28 March 2011

In a move to forge a broad national dialogue on reform, Morocco created a new consultative committee.

Morocco's new consultative committee began to receive proposals on Monday (March 28th) from political parties and trade unions as part of the national constitutional reform process.

The body, headed by king's advisor Mohamed Moatassim, was established in parallel with an advisory committee set up by Morocco's King Mohammed VI.

It aims to build a mechanism for co-ordination with all political forces to "finalise an in-depth democratic and constitutional review". The committee will consolidate the Moroccan model, based on a "participatory and consultative approach", Moatassim said at the March 21st preparatory meeting.

He pointed out that Morocco had adopted the same approach in reforming the Family Code, developing the autonomy proposal for Western Sahara and the Equity and Reconciliation Commission.

The new entity will help enforce the proposals made in the king's March 9th speech, according to Justice and Development Party member Abd El Ali Hami El Din.

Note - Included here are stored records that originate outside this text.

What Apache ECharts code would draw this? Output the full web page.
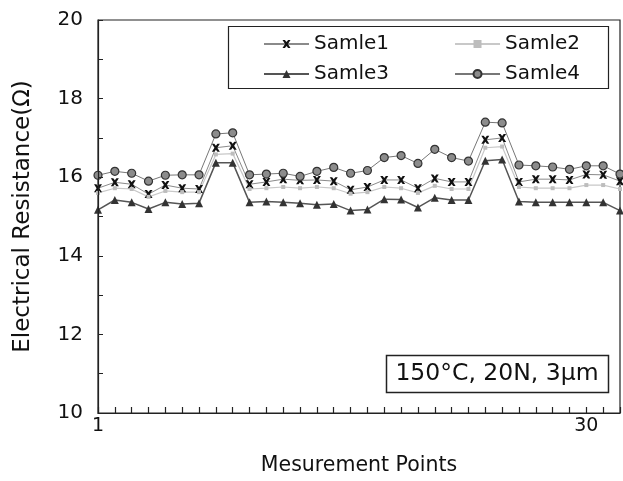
<!DOCTYPE html>
<html>
<head>
<meta charset="utf-8">
<script src="https://cdn.jsdelivr.net/npm/echarts@6/dist/echarts.min.js"></script>
<style>html,body{margin:0;padding:0;background:#fff}#c{width:623px;height:481px}</style>
</head>
<body>
<div id="c"></div>
<script>
const categories = [];
for (let i = 1; i <= 32; i++) categories.push(i);
const xLabelsShown = [1, 30];
const seriesNames = ['Samle1', 'Samle2', 'Samle3', 'Samle4'];
const samle1 = [15.72,15.87,15.82,15.57,15.80,15.72,15.70,16.75,16.80,15.82,15.88,15.95,15.92,15.93,15.90,15.68,15.75,15.93,15.93,15.72,15.97,15.88,15.88,16.95,17.00,15.88,15.95,15.95,15.93,16.07,16.06,15.90];
const samle2 = [15.60,15.72,15.70,15.50,15.65,15.62,15.62,16.58,16.60,15.70,15.72,15.75,15.72,15.75,15.72,15.58,15.62,15.75,15.72,15.60,15.78,15.70,15.70,16.75,16.78,15.75,15.72,15.72,15.72,15.80,15.80,15.70];
const samle3 = [15.17,15.42,15.36,15.19,15.36,15.32,15.34,16.37,16.37,15.36,15.38,15.36,15.34,15.30,15.32,15.15,15.18,15.44,15.43,15.23,15.48,15.42,15.42,16.42,16.45,15.38,15.36,15.36,15.36,15.36,15.36,15.15];
const samle4 = [16.05,16.15,16.10,15.90,16.05,16.06,16.06,17.10,17.13,16.06,16.08,16.10,16.02,16.15,16.25,16.10,16.17,16.50,16.55,16.35,16.71,16.50,16.41,17.40,17.38,16.31,16.29,16.26,16.20,16.29,16.29,16.08];
const yTickLabels = [10, 12, 14, 16, 18, 20];

const FONT = "'DejaVu Sans',sans-serif";
const xPath = 'path://M0,0L3,0L5,2.5L7,0L10,0L6.8,5L10,10L7,10L5,7.5L3,10L0,10L3.2,5Z';
const pairs = arr => categories.map((c, i) => [c, arr[i]]);

const chart = echarts.init(document.getElementById('c'), null, {renderer: 'canvas'});
const legendCommon = {
  left: 258, itemWidth: 45, itemHeight: 10, itemGap: 65,
  textStyle: {fontFamily: FONT, fontSize: 20, color: '#111'},
  selectedMode: false
};
chart.setOption({
  animation: false,
  backgroundColor: '#fff',
  grid: {left: 98, right: 1, top: 20, bottom: 67, show: true, borderColor: '#222', borderWidth: 1.2, z: 0},
  legend: [
    Object.assign({top: 29, data: ['Samle1', 'Samle2']}, legendCommon),
    Object.assign({top: 59, data: ['Samle3', 'Samle4']}, legendCommon)
  ],
  xAxis: {
    type: 'value', min: 1, max: 32, interval: 1, z: 5,
    name: 'Mesurement Points', nameLocation: 'middle', nameGap: 42,
    nameTextStyle: {fontFamily: FONT, fontSize: 20.5, color: '#111'},
    axisLine: {show: true, onZero: false, lineStyle: {color: '#222', width: 1.2}},
    axisTick: {show: true, inside: true, length: 6, lineStyle: {color: '#222', width: 1.2}},
    axisLabel: {
      formatter: v => (xLabelsShown.indexOf(v) >= 0 ? String(v) : ''),
      showMinLabel: true, showMaxLabel: true,
      fontFamily: FONT, fontSize: 19, color: '#111', margin: 4
    },
    splitLine: {show: false}
  },
  yAxis: {
    type: 'value', min: 10, max: 20, interval: 1, z: 5,
    name: 'Electrical Resistance(Ω)', nameLocation: 'middle', nameGap: 63,
    nameTextStyle: {fontFamily: FONT, fontSize: 23, color: '#111'},
    axisLine: {show: true, onZero: false, lineStyle: {color: '#222', width: 1.2}},
    axisTick: {show: true, inside: true, length: 5, lineStyle: {color: '#222'}},
    axisLabel: {
      formatter: v => (yTickLabels.indexOf(v) >= 0 ? String(v) : ''),
      fontFamily: FONT, fontSize: 20, color: '#111', margin: 15
    },
    splitLine: {show: false}
  },
  series: [
    {name: 'Samle1', type: 'line', data: pairs(samle1), symbol: xPath, symbolSize: 8,
     itemStyle: {color: '#111'}, lineStyle: {color: '#8a8a8a', width: 1}},
    {name: 'Samle2', type: 'line', data: pairs(samle2), symbol: 'rect', symbolSize: 4,
     itemStyle: {color: '#bdbdbd'}, lineStyle: {color: '#c8c8c8', width: 1.2}},
    {name: 'Samle3', type: 'line', data: pairs(samle3), symbol: 'triangle', symbolSize: 8,
     itemStyle: {color: '#333'}, lineStyle: {color: '#555', width: 1.5}},
    {name: 'Samle4', type: 'line', data: pairs(samle4), symbol: 'circle', symbolSize: 8,
     itemStyle: {color: '#8c8c8c', borderColor: '#333', borderWidth: 1.2}, lineStyle: {color: '#777', width: 1}}
  ],
  graphic: [
    {type: 'rect', shape: {x: 228.5, y: 26.5, width: 380, height: 62}, style: {fill: 'none', stroke: '#222', lineWidth: 1.2}, z: 10},
    {type: 'rect', shape: {x: 386.5, y: 355.5, width: 222, height: 37}, style: {fill: '#fff', stroke: '#222', lineWidth: 1.5}, z: 10},
    {type: 'text', x: 497, y: 374, z: 11, style: {text: '150°C, 20N, 3μm', fontFamily: FONT, fontSize: 23.5, fill: '#111', align: 'center', verticalAlign: 'middle'}}
  ]
});
</script>
</body>
</html>
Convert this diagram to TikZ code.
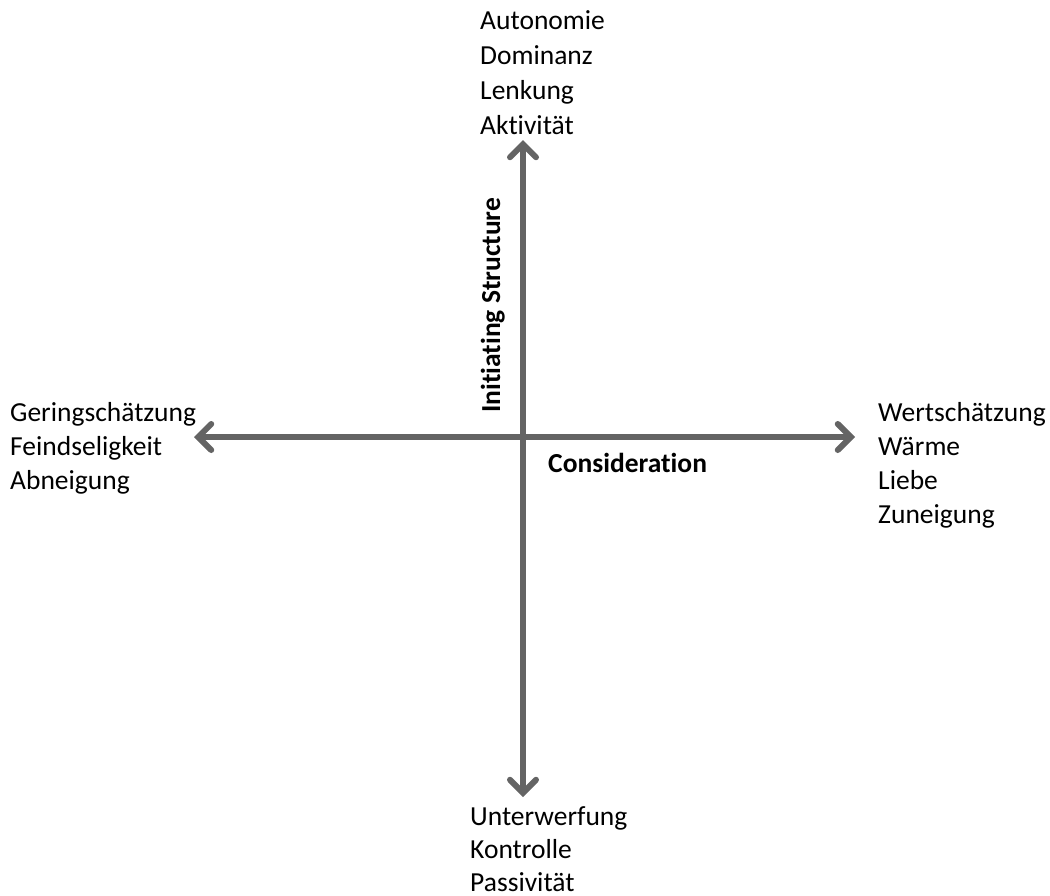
\documentclass[tikz,border=0pt]{standalone}
\usepackage{fontspec}
\setmainfont{Carlito}[Ligatures=NoCommon]
\usetikzlibrary{arrows.meta}
\definecolor{axisgray}{HTML}{646464}
\begin{document}
\begin{tikzpicture}[x=1pt,y=-1pt,
  lbl/.style={anchor=base west,inner sep=0pt,font=\fontsize{27.5}{33}\selectfont,text=black},
  axislbl/.style={inner sep=0pt,font=\fontsize{27.5}{33}\selectfont\bfseries,text=black},
  axis/.style={draw=axisgray,line width=6pt,-{Straight Barb[length=13pt,width=26pt,line cap=round]}}]
\useasboundingbox (0,0) rectangle (1050,895);
\coordinate (c) at (523,437);
\coordinate (top) at (523,140);
\coordinate (bot) at (523,797);
\coordinate (lft) at (194,437);
\coordinate (rgt) at (855,437);
\draw[axis] (c) -- (top);
\draw[axis] (c) -- (bot);
\draw[axis] (c) -- (lft);
\draw[axis] (c) -- (rgt);
% top
\node[lbl] (t1) at (480,29) {Autonomie};
\node[lbl] (t2) at (480,64) {Dominanz};
\node[lbl] (t3) at (480,99) {Lenkung};
\node[lbl] (t4) at (480,134) {Aktivität};
% left
\node[lbl] (l1) at (10,421) {Geringschätzung};
\node[lbl] (l2) at (10,455) {Feindseligkeit};
\node[lbl] (l3) at (10,489) {Abneigung};
% right
\node[lbl] (r1) at (878,421) {Wertschätzung};
\node[lbl] (r2) at (878,455) {Wärme};
\node[lbl] (r3) at (878,489) {Liebe};
\node[lbl] (r4) at (878,523) {Zuneigung};
% bottom
\node[lbl] (b1) at (470,825) {Unterwerfung};
\node[lbl] (b2) at (470,858) {Kontrolle};
\node[lbl] (b3) at (470,891) {Passivität};
% axis labels
\node[axislbl,anchor=base west] (cons) at (548,472) {Consideration};
\node[axislbl,anchor=base west,rotate=90] (init) at (500,413) {Initiating Structure};
\end{tikzpicture}
\end{document}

"As far as the form is concerned, we consider it to be good and suitable," he told Magharebia. "However, we have reservations about the members of the consultative committee that was appointed by the king. It includes conservative figures who have previously assumed several tasks and responsibilities in the state."

An elected constituent assembly is unlikely to be established in Morocco with the framework of a monarchy, he said. "There are no calls for toppling the regime like what happened in other countries," Hami El Din added.

He noted that Moroccans don't need a constituent assembly but "a public debate to introduce reforms". The seven pillars announced by the sovereign in his speech are enough to ensure a real democratic transition. "Moroccan political parties and institutions have to come up with daring proposals and to defend them," he concluded.

Some activists, however, dismissed the new body as ineffectual. The Unified Socialist Party and Annahj Addimocrati boycotted the gathering. They demanded that the re-writing of the constitution be assigned to an elected constituent assembly rather than committees appointed by the king.

For his part, Aziz Nouadi, president of non-governmental organisation "Justice", said that the mission of the committee is phony, "aimed at giving the royally-appointed committee free reign and enabling it to do what it likes".

"It will, of course, listen to the proposals of political parties and their ideas, and will then put them aside to approve the reforms that the king and his advisors want," he said. "When the parties that made high-ceiling demands ask about the fate of their proposals, the committee's response will be that they were only opinions among many others, that the committee has done some composite work, and that this was the result that is satisfactory to everyone."

Nouadi added that the decisive factor should be the pressure from the street, not the proposals made by parties. He stressed the need for a broad public dialogue and the media to be neutral in this issue.